All My Little Words

I’m showing up today with a much better attitude. It’s easy to get caught up in the whirlwind of those seductive negative thoughts! I need a moment-to-moment reminder that ‘this too shall pass’.

Today is Tuesday. It’s gloomy, rainy and thunderstorms are predicted and I can’t wait! Fall is coming and with it comes massive changes in my personal life. I’m embarking on a new career, continually tackling my eating disorder and sobriety, and planning a low-key slide into my favorite time of year.

Last autumn was difficult. Work was reminiscent of those RomCom movies where the guy and the girl stay late and order Chinese food and fall in love amidst towers of papers and malfunctioning copy machines. Although, my version didn’t involve  Chinese food and I fell back in love with anorexia, instead. Last autumn I started therapy. Last autumn I worked tirelessly to create a Halloween costume that I never wore because I was too exhausted and unhappy.

It is impossible for this autumn to be anything like last year. Work will now involve a drastically shorter commute and drastically different environment. Food will feature more prominently this autumn, and that Halloween costume will become one of at least three that I plan on wearing. Therapy is the only constant, albeit not static, part of my upcoming fall season.

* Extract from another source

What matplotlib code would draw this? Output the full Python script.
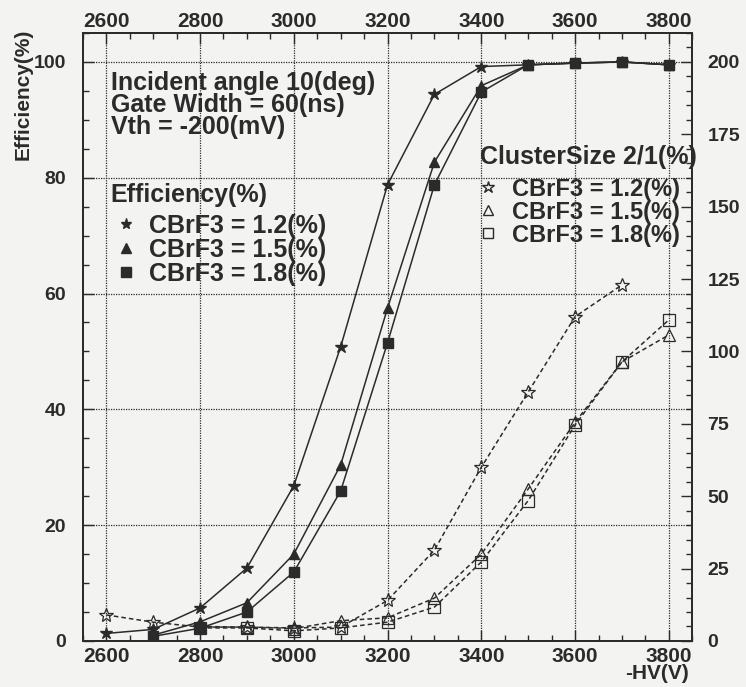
import numpy as np
from matplotlib import pyplot as plt
from matplotlib.lines import Line2D
from matplotlib.ticker import MultipleLocator

plt.rcParams["font.family"] = ["Liberation Sans", "DejaVu Sans"]
plt.rcParams["font.weight"] = "bold"

# -HV (V)
hv = [2600, 2700, 2800, 2900, 3000, 3100, 3200, 3300, 3400, 3500, 3600, 3700, 3800]

# efficiency (%), left axis
eff_12 = [1.3, 2.0, 5.7, 12.6, 26.8, 50.8, 78.8, 94.4, 99.2, 99.5, 99.8, 100.0, 99.5]
eff_15 = [None, 1.0, 3.3, 6.6, 15.0, 30.4, 57.5, 82.7, 95.9, 99.5, 99.8, 100.0, 99.5]
eff_18 = [None, 0.8, 2.2, 5.0, 11.9, 25.9, 51.5, 78.8, 94.8, 99.5, 99.8, 100.0, 99.5]

# cluster size 2/1 (%), right axis
cs_12 = [9.0, 6.5, 4.8, 4.8, 4.5, 4.8, 14.0, 31.4, 60.0, 86.0, 112.0, 123.0, None]
cs_15 = [None, None, 5.0, 4.8, 4.3, 7.0, 8.0, 14.8, 30.0, 52.5, 75.5, 96.4, 105.7]
cs_18 = [None, None, 4.5, 4.5, 3.5, 4.5, 6.5, 11.7, 27.3, 48.5, 74.6, 96.4, 110.9]

labels = ["CBrF3 = 1.2(%)", "CBrF3 = 1.5(%)", "CBrF3 = 1.8(%)"]

ink = "#2b2b2b"
bg = "#f3f3f1"


def series(vals):
    x = [h for h, v in zip(hv, vals) if v is not None]
    y = [v for v in vals if v is not None]
    return x, y


fig = plt.figure(figsize=(7.46, 6.87), dpi=100, facecolor=bg)
ax = fig.add_axes([0.111, 0.067, 0.817, 0.885], facecolor=bg)
ax2 = ax.twinx()

for vals, m, ms in zip([eff_12, eff_15, eff_18], ["*", "^", "s"], [9, 7, 7]):
    x, y = series(vals)
    ax.plot(x, y, color=ink, lw=1.1, marker=m, ms=ms, mfc=ink, mec=ink)

for vals, m, ms in zip([cs_12, cs_15, cs_18], ["*", "^", "s"], [10, 8, 8]):
    x, y = series(vals)
    ax2.plot(x, y, color=ink, lw=1.1, ls=(0, (3, 2)), marker=m, ms=ms,
             mfc="none", mec=ink, mew=0.9)

ax.set_xlim(2550, 3850)
ax.set_ylim(0, 105)
ax2.set_ylim(0, 210)

ax.xaxis.set_major_locator(MultipleLocator(200))
ax.xaxis.set_minor_locator(MultipleLocator(50))
ax.yaxis.set_major_locator(MultipleLocator(20))
ax.yaxis.set_minor_locator(MultipleLocator(5))
ax2.yaxis.set_major_locator(MultipleLocator(25))
ax2.yaxis.set_minor_locator(MultipleLocator(5))

ax.grid(True, which="major", color=ink, lw=0.9, ls=(0, (1, 1)))

ax.tick_params(axis="x", which="both", direction="in", top=True, labeltop=True,
               colors=ink, labelsize=15, pad=4)
ax.tick_params(axis="y", which="both", direction="in", right=False,
               colors=ink, labelsize=14, pad=12)
ax2.tick_params(axis="y", which="both", direction="in", colors=ink,
                labelsize=14, pad=11)
for a in (ax, ax2):
    a.tick_params(which="major", length=8, width=1)
    a.tick_params(which="minor", length=4, width=1)
    for s in a.spines.values():
        s.set_color(ink)
        s.set_linewidth(1.3)

# top labels sit on their baseline, a little closer to the frame
for t in ax.xaxis.get_major_ticks():
    t.label2.set_verticalalignment("baseline")

fig.text(0.031, 0.862, "Efficiency(%)", rotation=90, ha="center", va="center",
         fontsize=15, color=ink)
fig.text(0.924, 0.012, "-HV(V)", ha="right", va="baseline", fontsize=15, color=ink)

ax.text(0.046, 0.937, "Incident angle 10(deg)\nGate Width = 60(ns)\nVth = -200(mV)",
        transform=ax.transAxes, ha="left", va="top", fontsize=18,
        color=ink, linespacing=0.9)

h1 = [Line2D([], [], ls="none", marker=m, ms=ms, color=ink)
      for m, ms in zip(["*", "^", "s"], [8, 7, 7])]
h2 = [Line2D([], [], ls="none", marker=m, ms=ms, mfc="none", mec=ink)
      for m, ms in zip(["*", "^", "s"], [9, 7, 7])]

ax.text(0.046, 0.753, "Efficiency(%)", transform=ax.transAxes, ha="left",
        va="top", fontsize=18, color=ink)
leg1 = ax.legend(h1, labels, loc="upper left", bbox_to_anchor=(0.046, 0.703),
                 frameon=False, borderpad=0, borderaxespad=0, labelspacing=0.0,
                 handletextpad=0.32, handlelength=1.2, prop={"size": 18},
                 labelcolor=ink)
ax.add_artist(leg1)

ax.text(0.652, 0.815, "ClusterSize 2/1(%)", transform=ax.transAxes, ha="left",
        va="top", fontsize=18, color=ink)
leg2 = ax.legend(h2, labels, loc="upper left", bbox_to_anchor=(0.652, 0.762),
                 frameon=False, borderpad=0, borderaxespad=0, labelspacing=0.0,
                 handletextpad=0.68, handlelength=0.68, prop={"size": 17},
                 labelcolor=ink)

fig.savefig("out.png", dpi=100, facecolor=bg)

I’ve a horrible habit of getting lost in the planning of things and I’m attempting to combat that this autumn. I love the process and the anticipation of planning. I strive to always have something to look forward to and work toward. Life, however, is about balance. If I’m too busy looking forward to and planning my ‘perfect Thanksgiving’ or my ‘perfect Halloween costume’ I run the risk of missing all of the perfect little moments that make up each day.  In a blink, the quiet morning walk with my little dog will be gone. Evening jaunts to the park for Frisbee are fleeting. Settling into my impossibly uncomfortable couch with the man I love on a Friday night, the weekend lying in wait, while the glow of the TV illuminates my living room and the familiar Paramount stars stream across the screen – with a snap of the fingers that moment is gone. All those little things that make up an entire day, week, month, year…..all those little things are what make up a lifetime.  All those little things are what matter most.